The artists Walter Martin (1953 Norfolk, VA, US—Milford, PA, US) and Paloma Muñoz (1965 Madrid, ES—Milford, PA, US), who have been partners in life and work since 1993, have risen to renown with photographs and sculptures showing surreal landscape dioramas featuring absurd and bizarre scenes.
Lilliputian worlds executed with meticulous and loving attention to detail unfold inside snow globes as the smallest form of the diorama: an icy, eerily beautiful wilderness of snowy mountains, blocks of ice, mysterious bodies of water, and dead trees in which human figures are stranded in often hopeless predicaments. Disconcerting interactions and calamities that are about to strike or have already occurred reveal the precariousness and dark sides of human relationships and psychology. Nostalgia and sentimentality—the emotional register typically associated with the snow globe—turn the kitschy souvenir into the stage of a very dark humor.

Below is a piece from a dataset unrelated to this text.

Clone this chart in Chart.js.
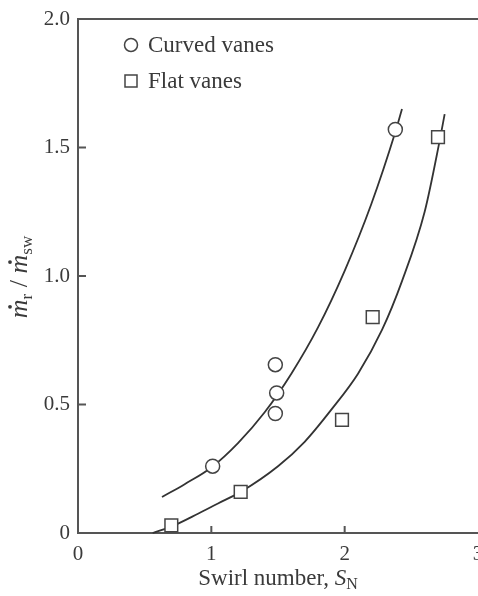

While working on these pieces, the artists have also created numerous ensembles whose common denominator is the conjunction of contemplative landscapes with issues of the day and art-historical references. Ostensibly idylls challenge us to look closely. The exhibition presents selected sculptures, photographs, and installations for a multifaceted voyage into Martin and Muñoz's dystopian universe.